Stated exercise: Retype every line from the start of the data down to and including the line with "Sans', size: 26". Skip the pictures.

Records for the exercise:

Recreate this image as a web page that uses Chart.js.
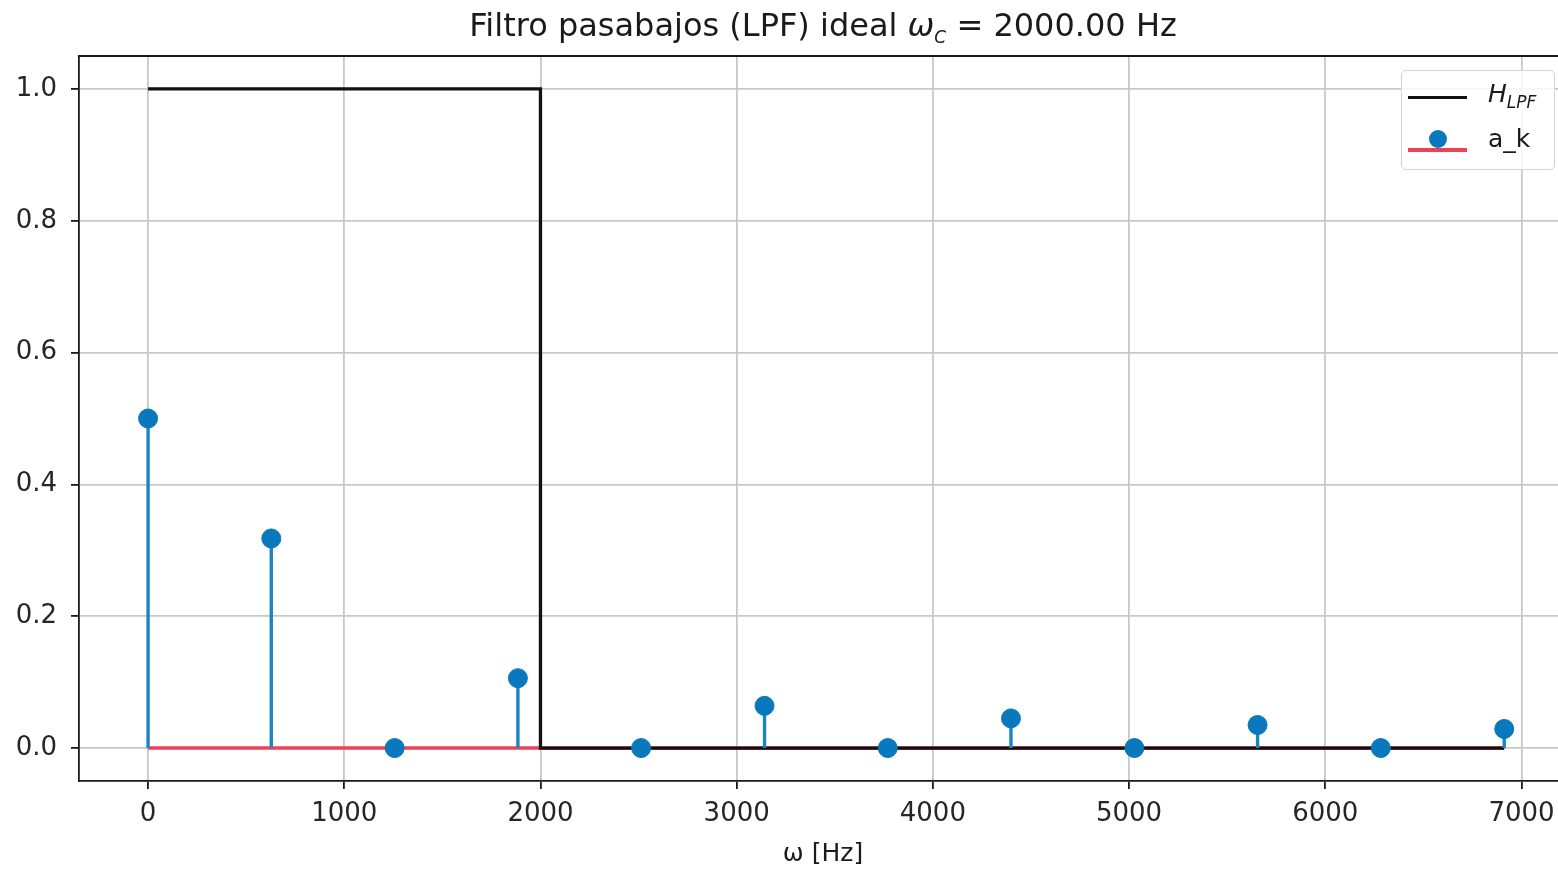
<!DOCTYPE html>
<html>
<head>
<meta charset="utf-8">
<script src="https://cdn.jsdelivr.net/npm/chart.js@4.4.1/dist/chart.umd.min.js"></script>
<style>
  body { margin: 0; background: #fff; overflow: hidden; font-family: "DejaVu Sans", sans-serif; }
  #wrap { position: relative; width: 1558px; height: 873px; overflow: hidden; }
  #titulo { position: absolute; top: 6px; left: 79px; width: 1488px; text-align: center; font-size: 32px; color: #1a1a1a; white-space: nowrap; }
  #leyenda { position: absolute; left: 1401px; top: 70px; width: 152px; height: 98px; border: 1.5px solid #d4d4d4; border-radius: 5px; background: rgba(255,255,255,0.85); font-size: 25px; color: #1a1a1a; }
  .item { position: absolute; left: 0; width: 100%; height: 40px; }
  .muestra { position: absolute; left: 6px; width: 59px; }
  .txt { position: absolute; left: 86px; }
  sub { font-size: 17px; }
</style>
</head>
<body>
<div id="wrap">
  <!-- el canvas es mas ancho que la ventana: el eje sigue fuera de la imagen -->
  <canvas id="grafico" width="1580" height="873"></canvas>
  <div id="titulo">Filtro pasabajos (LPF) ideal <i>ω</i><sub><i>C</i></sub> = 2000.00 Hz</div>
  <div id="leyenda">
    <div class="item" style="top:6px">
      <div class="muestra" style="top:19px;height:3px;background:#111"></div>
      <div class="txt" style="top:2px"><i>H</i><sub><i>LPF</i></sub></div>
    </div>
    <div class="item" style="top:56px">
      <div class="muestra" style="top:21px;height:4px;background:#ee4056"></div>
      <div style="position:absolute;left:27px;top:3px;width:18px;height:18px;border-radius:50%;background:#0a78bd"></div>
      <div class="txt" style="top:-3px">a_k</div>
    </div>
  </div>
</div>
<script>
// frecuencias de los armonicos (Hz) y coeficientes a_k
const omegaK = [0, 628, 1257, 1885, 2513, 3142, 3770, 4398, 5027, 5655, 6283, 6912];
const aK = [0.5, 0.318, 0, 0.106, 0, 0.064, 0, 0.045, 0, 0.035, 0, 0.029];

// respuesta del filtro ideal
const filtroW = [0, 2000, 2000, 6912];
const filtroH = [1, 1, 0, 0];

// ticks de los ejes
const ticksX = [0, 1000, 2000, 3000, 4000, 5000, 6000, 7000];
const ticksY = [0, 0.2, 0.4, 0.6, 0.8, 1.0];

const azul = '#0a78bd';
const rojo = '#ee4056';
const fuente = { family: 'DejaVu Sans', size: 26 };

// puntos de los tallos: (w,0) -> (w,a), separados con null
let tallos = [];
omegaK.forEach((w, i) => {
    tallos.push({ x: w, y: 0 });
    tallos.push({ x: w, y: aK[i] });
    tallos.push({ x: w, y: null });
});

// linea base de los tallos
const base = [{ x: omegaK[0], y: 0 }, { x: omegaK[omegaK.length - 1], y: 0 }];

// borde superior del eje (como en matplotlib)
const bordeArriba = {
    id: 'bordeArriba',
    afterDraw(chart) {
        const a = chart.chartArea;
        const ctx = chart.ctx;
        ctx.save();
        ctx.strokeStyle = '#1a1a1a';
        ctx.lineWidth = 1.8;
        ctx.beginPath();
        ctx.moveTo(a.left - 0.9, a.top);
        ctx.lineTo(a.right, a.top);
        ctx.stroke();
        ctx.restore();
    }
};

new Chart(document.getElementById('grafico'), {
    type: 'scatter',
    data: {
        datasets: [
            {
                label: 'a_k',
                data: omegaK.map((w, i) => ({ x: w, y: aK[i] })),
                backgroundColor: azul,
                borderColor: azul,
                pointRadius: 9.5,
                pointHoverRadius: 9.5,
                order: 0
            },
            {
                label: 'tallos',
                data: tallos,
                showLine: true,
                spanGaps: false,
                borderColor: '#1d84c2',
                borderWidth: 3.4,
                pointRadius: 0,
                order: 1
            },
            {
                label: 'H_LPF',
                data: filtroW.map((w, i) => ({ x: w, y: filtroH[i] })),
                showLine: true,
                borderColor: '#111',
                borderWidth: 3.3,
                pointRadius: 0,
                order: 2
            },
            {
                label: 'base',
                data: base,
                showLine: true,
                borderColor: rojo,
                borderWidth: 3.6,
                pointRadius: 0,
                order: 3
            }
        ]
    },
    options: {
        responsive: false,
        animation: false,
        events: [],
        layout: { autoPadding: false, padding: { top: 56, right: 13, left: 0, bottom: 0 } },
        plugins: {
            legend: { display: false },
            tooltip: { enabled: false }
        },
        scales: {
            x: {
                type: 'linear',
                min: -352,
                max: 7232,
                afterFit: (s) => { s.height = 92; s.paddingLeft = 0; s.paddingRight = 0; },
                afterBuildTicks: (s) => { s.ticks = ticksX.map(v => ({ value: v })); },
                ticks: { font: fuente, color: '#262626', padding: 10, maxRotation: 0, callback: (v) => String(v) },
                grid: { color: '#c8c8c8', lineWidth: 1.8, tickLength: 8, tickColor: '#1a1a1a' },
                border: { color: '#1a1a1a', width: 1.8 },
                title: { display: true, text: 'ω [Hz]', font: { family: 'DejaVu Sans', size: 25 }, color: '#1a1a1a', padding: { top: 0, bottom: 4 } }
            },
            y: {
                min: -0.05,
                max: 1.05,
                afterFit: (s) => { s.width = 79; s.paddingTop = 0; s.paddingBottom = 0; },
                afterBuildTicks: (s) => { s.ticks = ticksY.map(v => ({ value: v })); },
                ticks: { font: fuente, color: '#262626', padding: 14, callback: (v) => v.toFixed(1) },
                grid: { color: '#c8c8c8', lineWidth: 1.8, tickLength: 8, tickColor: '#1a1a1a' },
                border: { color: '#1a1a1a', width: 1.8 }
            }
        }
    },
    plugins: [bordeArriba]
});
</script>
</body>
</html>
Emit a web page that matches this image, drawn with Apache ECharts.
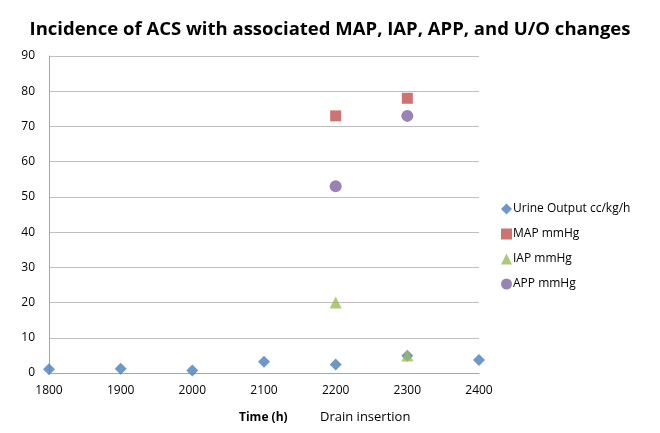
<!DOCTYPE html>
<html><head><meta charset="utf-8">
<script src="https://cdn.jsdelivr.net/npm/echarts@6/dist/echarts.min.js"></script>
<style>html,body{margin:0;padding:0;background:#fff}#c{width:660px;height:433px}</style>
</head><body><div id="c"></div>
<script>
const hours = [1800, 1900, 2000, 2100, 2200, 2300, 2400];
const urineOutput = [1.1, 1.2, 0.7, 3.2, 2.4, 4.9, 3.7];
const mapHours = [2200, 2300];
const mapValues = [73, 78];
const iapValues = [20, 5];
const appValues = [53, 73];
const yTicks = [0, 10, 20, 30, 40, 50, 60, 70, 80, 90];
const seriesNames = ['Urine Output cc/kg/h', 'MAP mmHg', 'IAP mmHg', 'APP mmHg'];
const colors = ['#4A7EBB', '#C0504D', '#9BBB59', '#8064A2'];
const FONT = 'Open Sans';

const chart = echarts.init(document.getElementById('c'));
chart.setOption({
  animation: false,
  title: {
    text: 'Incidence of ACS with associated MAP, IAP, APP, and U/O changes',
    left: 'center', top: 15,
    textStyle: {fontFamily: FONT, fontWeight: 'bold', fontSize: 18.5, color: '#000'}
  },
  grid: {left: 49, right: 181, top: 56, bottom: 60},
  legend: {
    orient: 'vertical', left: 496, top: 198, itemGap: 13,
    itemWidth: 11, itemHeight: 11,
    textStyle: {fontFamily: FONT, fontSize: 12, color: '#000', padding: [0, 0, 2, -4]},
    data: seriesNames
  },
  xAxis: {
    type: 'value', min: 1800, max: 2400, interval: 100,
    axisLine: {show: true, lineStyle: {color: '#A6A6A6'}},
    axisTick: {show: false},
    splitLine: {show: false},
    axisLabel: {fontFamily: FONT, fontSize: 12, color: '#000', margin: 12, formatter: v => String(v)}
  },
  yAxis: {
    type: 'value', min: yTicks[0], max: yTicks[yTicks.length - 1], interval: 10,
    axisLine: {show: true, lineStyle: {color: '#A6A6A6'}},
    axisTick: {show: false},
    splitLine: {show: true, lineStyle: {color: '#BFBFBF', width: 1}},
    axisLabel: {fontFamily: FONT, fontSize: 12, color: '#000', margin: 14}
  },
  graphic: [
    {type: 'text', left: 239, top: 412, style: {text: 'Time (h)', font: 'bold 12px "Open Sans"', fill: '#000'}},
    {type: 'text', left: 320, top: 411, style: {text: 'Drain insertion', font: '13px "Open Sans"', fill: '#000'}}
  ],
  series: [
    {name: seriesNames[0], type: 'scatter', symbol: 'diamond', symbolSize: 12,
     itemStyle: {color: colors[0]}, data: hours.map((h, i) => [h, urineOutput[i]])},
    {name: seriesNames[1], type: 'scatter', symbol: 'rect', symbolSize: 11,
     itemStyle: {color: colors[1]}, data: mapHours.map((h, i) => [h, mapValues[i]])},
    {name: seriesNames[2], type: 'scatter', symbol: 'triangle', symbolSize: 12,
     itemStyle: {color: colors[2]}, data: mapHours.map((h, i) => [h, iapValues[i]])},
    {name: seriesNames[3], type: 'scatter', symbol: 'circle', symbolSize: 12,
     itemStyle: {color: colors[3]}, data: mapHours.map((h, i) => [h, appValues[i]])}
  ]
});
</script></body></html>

Output of the task:
Recreate this image as a web page that uses Chart.js.
<!DOCTYPE html>
<html>
<head>
<meta charset="utf-8">
<script src="https://cdn.jsdelivr.net/npm/chart.js@4.4.1/dist/chart.umd.min.js"></script>
<style>
  body { margin: 0; background: #fff; overflow: hidden; font-family: "DejaVu Sans", sans-serif; }
  #wrap { position: relative; width: 1558px; height: 873px; overflow: hidden; }
  #titulo { position: absolute; top: 6px; left: 79px; width: 1488px; text-align: center; font-size: 32px; color: #1a1a1a; white-space: nowrap; }
  #leyenda { position: absolute; left: 1401px; top: 70px; width: 152px; height: 98px; border: 1.5px solid #d4d4d4; border-radius: 5px; background: rgba(255,255,255,0.85); font-size: 25px; color: #1a1a1a; }
  .item { position: absolute; left: 0; width: 100%; height: 40px; }
  .muestra { position: absolute; left: 6px; width: 59px; }
  .txt { position: absolute; left: 86px; }
  sub { font-size: 17px; }
</style>
</head>
<body>
<div id="wrap">
  <!-- el canvas es mas ancho que la ventana: el eje sigue fuera de la imagen -->
  <canvas id="grafico" width="1580" height="873"></canvas>
  <div id="titulo">Filtro pasabajos (LPF) ideal <i>ω</i><sub><i>C</i></sub> = 2000.00 Hz</div>
  <div id="leyenda">
    <div class="item" style="top:6px">
      <div class="muestra" style="top:19px;height:3px;background:#111"></div>
      <div class="txt" style="top:2px"><i>H</i><sub><i>LPF</i></sub></div>
    </div>
    <div class="item" style="top:56px">
      <div class="muestra" style="top:21px;height:4px;background:#ee4056"></div>
      <div style="position:absolute;left:27px;top:3px;width:18px;height:18px;border-radius:50%;background:#0a78bd"></div>
      <div class="txt" style="top:-3px">a_k</div>
    </div>
  </div>
</div>
<script>
// frecuencias de los armonicos (Hz) y coeficientes a_k
const omegaK = [0, 628, 1257, 1885, 2513, 3142, 3770, 4398, 5027, 5655, 6283, 6912];
const aK = [0.5, 0.318, 0, 0.106, 0, 0.064, 0, 0.045, 0, 0.035, 0, 0.029];

// respuesta del filtro ideal
const filtroW = [0, 2000, 2000, 6912];
const filtroH = [1, 1, 0, 0];

// ticks de los ejes
const ticksX = [0, 1000, 2000, 3000, 4000, 5000, 6000, 7000];
const ticksY = [0, 0.2, 0.4, 0.6, 0.8, 1.0];

const azul = '#0a78bd';
const rojo = '#ee4056';
const fuente = { family: 'DejaVu Sans', size: 26 };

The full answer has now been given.